STATED TASK = In the records below, find the line containing "What matplotlib code" and the line containing "from matplotlib.patches import"; please repeat exactly the lines from one to the other, both included, and nothing more.

RECORD EXCERPTS =

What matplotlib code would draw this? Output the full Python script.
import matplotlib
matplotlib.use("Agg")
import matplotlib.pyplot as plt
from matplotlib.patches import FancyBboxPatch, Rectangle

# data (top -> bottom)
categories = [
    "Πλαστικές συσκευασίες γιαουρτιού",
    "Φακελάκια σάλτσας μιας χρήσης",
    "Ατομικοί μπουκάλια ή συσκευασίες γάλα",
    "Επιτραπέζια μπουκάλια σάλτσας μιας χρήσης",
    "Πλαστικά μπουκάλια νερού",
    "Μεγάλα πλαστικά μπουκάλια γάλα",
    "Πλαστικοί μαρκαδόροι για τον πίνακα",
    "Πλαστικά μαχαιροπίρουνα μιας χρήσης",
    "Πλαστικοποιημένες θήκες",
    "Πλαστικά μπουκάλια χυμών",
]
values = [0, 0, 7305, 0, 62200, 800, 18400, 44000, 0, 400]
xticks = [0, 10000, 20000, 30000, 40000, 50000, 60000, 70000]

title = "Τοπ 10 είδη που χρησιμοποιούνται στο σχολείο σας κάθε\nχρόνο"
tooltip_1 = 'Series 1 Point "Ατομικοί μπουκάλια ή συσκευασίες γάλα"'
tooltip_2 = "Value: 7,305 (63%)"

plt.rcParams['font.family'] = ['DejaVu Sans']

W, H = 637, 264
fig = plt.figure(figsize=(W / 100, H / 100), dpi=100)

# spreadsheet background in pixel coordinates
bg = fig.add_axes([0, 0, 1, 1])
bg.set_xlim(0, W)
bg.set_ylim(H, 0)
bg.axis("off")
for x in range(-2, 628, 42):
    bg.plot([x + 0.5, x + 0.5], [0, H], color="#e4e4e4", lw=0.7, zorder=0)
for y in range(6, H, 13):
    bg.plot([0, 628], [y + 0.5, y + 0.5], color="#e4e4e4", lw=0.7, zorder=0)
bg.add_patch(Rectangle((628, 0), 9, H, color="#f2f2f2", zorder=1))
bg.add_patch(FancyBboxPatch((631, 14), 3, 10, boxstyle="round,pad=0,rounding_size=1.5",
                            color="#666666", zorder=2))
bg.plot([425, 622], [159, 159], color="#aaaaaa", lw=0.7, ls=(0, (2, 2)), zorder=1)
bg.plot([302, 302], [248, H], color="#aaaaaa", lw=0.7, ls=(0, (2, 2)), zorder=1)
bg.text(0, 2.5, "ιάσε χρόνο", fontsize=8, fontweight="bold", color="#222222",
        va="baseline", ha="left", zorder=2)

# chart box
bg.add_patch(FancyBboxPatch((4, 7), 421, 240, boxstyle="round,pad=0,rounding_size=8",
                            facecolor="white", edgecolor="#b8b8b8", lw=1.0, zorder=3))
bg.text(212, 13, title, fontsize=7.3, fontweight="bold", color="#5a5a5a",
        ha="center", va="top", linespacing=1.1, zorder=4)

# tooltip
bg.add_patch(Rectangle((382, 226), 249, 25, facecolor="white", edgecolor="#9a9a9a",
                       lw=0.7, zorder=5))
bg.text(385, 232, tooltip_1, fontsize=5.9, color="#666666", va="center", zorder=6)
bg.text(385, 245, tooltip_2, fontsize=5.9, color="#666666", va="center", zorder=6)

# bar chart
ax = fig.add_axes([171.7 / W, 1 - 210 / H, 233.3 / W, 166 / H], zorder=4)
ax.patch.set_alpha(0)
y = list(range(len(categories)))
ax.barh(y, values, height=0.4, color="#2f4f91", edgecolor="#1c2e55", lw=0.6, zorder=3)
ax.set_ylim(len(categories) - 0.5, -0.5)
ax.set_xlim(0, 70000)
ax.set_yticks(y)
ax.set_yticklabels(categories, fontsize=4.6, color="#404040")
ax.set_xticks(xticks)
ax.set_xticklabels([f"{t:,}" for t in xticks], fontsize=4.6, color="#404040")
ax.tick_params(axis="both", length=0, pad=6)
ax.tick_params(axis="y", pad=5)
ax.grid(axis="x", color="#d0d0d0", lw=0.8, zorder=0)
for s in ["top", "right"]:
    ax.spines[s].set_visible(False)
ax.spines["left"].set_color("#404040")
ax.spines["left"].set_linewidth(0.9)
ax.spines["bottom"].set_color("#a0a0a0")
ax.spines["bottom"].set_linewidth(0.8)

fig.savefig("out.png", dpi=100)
---
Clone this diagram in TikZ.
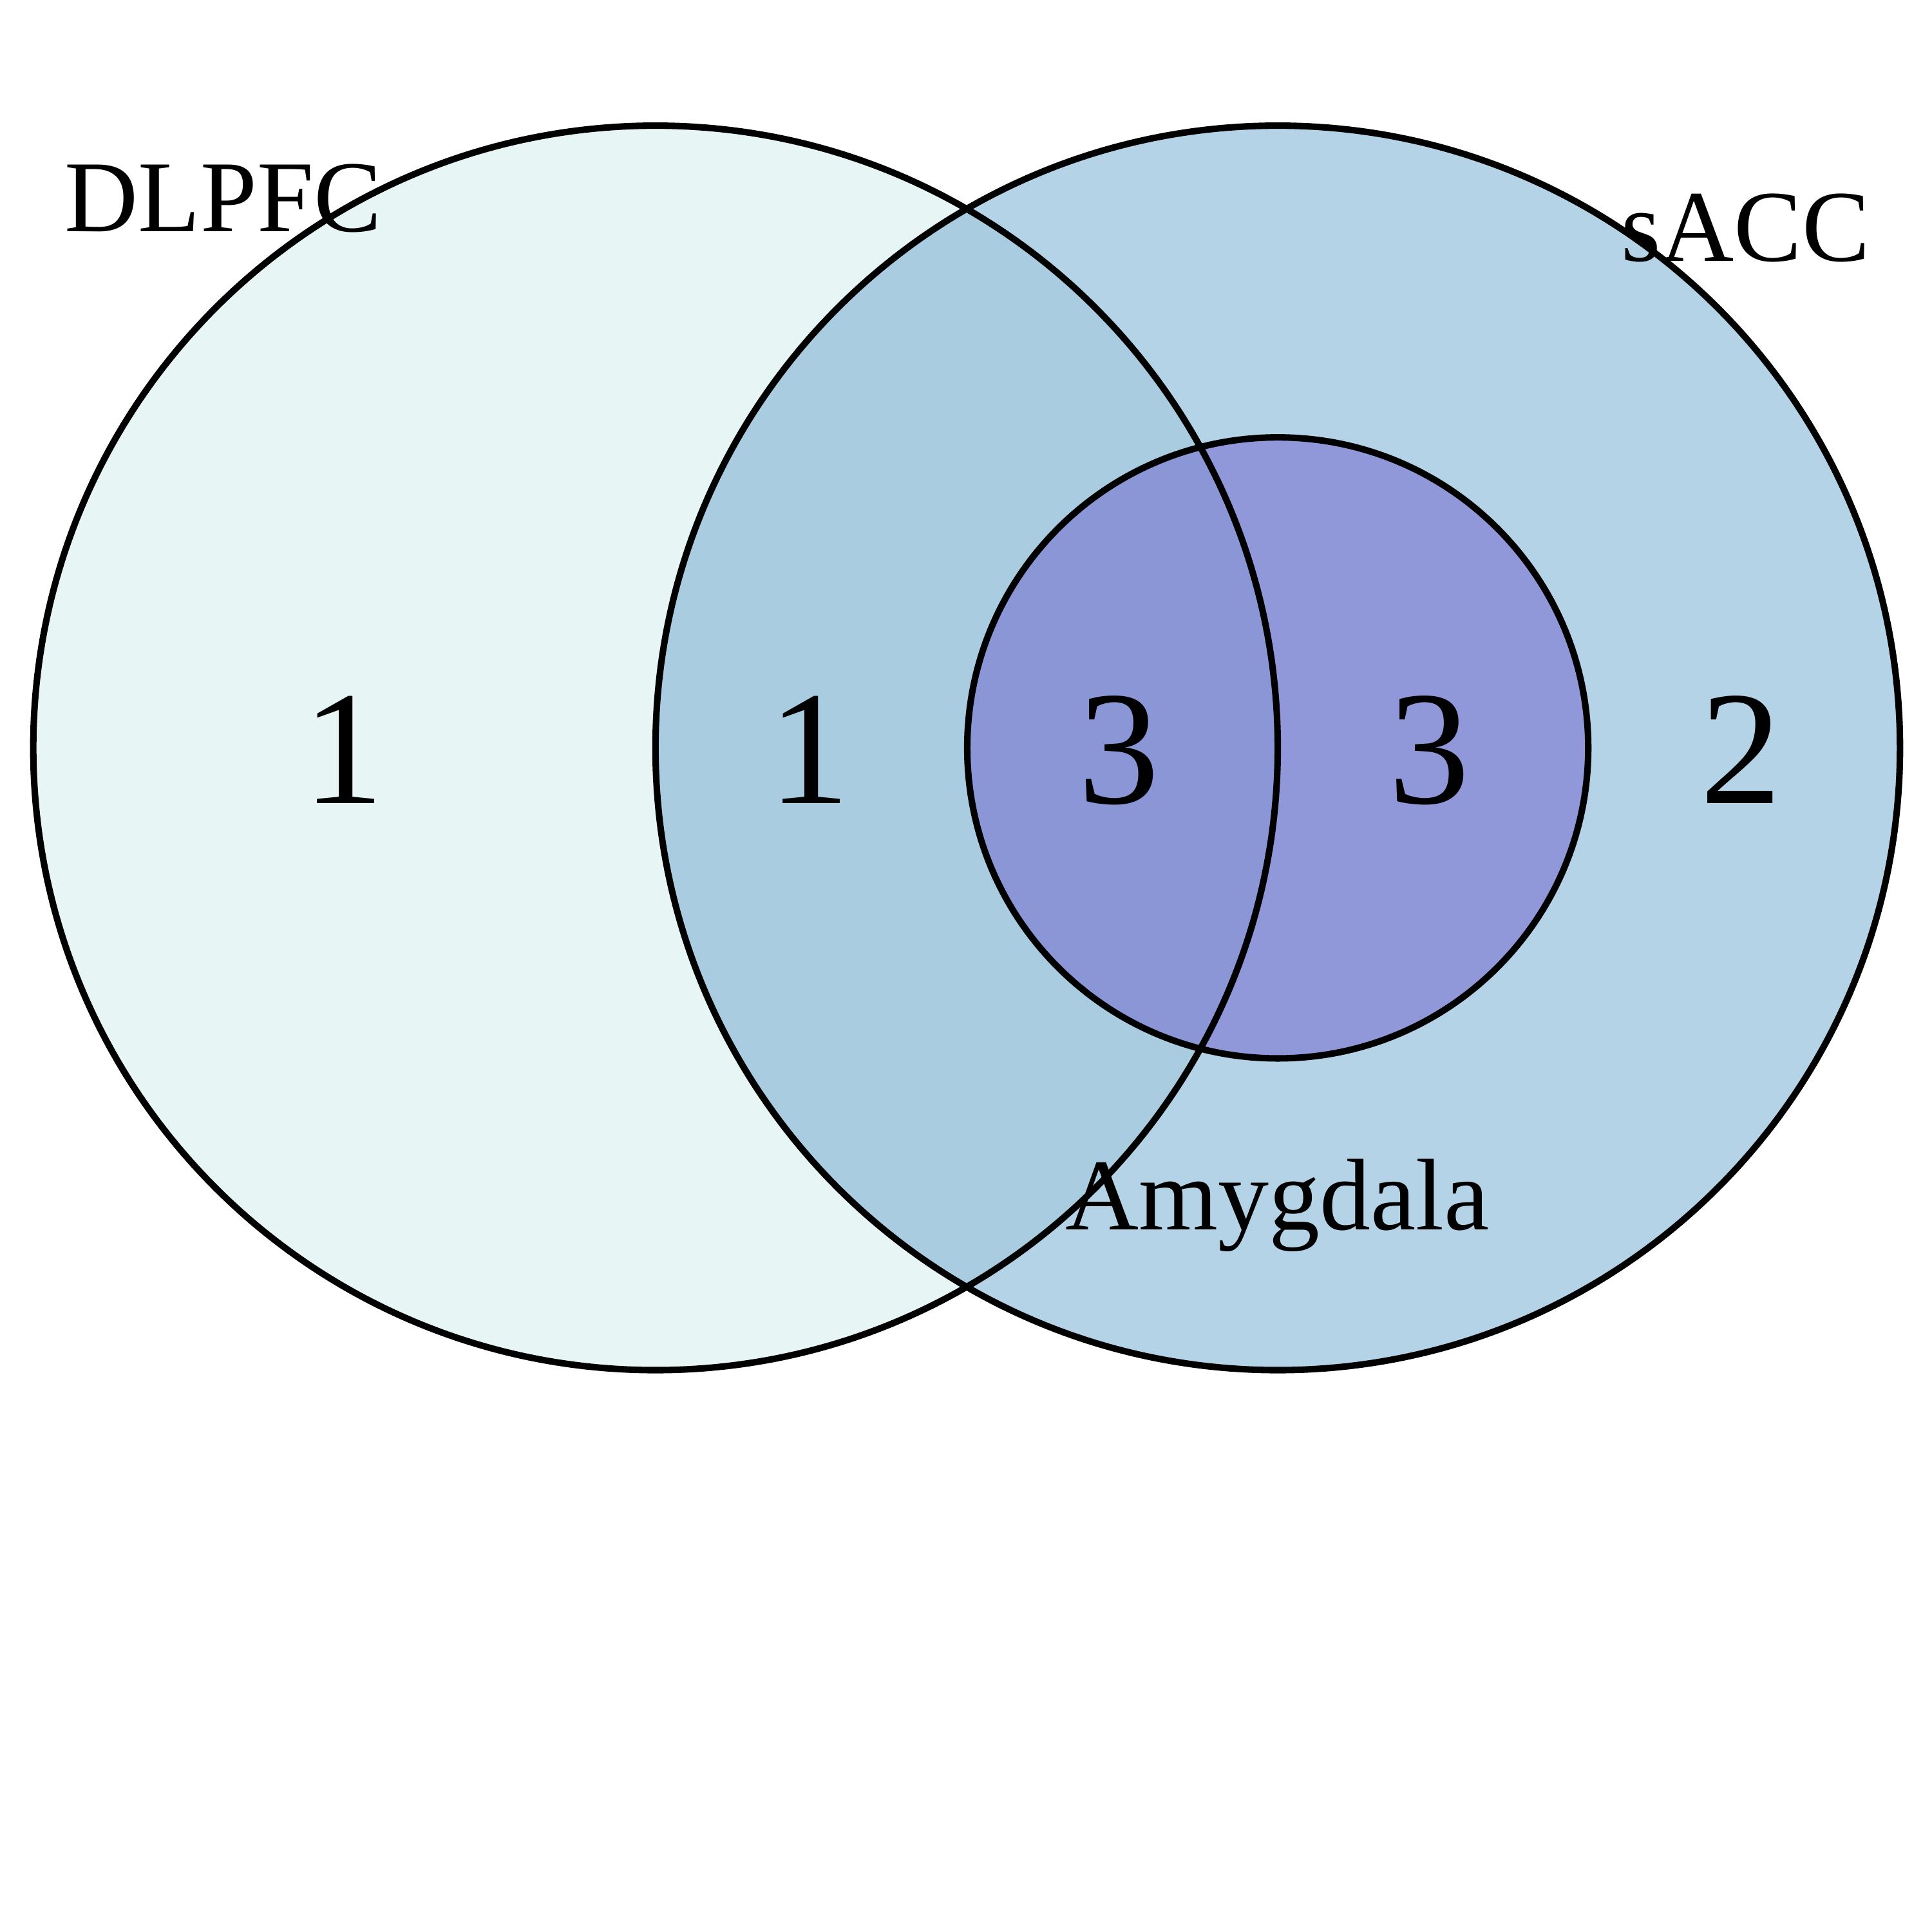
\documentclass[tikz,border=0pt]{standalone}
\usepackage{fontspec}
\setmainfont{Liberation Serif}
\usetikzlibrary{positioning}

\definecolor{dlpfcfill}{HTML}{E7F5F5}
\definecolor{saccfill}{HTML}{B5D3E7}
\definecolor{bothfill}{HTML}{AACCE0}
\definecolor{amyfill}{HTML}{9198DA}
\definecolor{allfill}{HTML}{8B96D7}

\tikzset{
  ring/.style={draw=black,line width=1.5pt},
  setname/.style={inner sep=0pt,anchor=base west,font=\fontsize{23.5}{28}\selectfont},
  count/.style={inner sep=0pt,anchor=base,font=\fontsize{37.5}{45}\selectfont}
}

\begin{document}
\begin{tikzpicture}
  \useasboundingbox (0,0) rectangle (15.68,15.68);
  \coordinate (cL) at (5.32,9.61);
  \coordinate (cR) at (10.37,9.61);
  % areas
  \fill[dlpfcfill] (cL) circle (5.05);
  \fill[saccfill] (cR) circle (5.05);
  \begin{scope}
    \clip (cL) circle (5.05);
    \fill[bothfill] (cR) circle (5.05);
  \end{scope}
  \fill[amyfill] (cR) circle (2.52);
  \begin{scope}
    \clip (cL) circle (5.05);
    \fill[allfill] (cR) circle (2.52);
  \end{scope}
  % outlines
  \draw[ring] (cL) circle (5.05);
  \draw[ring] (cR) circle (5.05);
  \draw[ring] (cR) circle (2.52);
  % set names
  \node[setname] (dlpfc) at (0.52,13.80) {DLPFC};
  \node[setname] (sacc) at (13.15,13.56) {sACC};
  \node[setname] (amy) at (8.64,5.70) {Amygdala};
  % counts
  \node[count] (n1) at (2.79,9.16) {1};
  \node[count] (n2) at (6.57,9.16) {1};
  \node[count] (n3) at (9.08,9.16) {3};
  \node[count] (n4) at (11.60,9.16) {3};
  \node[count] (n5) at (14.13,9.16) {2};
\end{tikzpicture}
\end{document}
--
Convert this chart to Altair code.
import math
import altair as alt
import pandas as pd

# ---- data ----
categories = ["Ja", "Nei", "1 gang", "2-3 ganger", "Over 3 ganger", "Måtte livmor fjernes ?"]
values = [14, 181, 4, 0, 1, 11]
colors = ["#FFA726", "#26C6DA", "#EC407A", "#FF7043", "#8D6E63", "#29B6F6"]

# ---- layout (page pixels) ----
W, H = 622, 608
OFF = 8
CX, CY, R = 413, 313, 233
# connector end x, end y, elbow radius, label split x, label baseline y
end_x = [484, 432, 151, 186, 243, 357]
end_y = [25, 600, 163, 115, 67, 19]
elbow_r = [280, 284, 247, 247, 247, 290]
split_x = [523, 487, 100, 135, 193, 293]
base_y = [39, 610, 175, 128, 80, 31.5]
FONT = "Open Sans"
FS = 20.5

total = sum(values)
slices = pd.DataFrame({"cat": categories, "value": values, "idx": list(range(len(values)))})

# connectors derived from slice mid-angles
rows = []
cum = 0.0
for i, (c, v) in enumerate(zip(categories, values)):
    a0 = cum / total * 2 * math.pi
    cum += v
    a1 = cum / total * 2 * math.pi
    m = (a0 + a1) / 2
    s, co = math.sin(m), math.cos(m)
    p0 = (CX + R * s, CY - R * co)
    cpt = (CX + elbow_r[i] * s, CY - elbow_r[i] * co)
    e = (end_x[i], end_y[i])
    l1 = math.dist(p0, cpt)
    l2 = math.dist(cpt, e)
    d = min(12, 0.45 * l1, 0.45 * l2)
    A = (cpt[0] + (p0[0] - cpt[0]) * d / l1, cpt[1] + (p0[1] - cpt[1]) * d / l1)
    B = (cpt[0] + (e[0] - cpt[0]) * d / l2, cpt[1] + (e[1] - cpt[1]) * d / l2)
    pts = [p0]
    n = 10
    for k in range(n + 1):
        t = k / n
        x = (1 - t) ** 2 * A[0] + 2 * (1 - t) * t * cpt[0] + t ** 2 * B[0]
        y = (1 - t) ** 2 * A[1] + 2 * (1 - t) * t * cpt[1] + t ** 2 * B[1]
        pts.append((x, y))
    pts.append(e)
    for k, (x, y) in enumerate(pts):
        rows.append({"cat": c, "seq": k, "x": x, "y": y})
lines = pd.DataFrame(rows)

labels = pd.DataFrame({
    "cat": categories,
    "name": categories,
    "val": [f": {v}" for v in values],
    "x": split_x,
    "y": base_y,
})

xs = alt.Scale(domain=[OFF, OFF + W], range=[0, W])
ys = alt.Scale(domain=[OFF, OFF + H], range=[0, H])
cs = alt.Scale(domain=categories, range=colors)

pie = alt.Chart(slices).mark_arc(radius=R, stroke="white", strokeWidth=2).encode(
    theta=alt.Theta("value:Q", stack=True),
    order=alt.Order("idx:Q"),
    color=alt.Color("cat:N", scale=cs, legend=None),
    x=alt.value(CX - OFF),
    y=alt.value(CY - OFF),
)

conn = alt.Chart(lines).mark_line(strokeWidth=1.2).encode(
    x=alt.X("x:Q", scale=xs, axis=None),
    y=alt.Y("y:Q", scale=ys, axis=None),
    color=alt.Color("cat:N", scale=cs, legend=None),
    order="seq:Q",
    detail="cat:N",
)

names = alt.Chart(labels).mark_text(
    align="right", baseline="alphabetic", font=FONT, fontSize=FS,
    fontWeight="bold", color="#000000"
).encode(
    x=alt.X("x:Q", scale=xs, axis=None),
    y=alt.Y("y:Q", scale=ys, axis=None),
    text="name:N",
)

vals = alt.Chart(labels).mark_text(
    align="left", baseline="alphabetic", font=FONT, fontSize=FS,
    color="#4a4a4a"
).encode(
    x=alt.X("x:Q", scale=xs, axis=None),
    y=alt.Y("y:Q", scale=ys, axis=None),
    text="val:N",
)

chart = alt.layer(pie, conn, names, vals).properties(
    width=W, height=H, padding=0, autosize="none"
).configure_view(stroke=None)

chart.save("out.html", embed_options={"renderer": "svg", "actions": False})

RESULT FOR THIS EXERCISE =
What matplotlib code would draw this? Output the full Python script.
import matplotlib
matplotlib.use("Agg")
import matplotlib.pyplot as plt
from matplotlib.patches import FancyBboxPatch, Rectangle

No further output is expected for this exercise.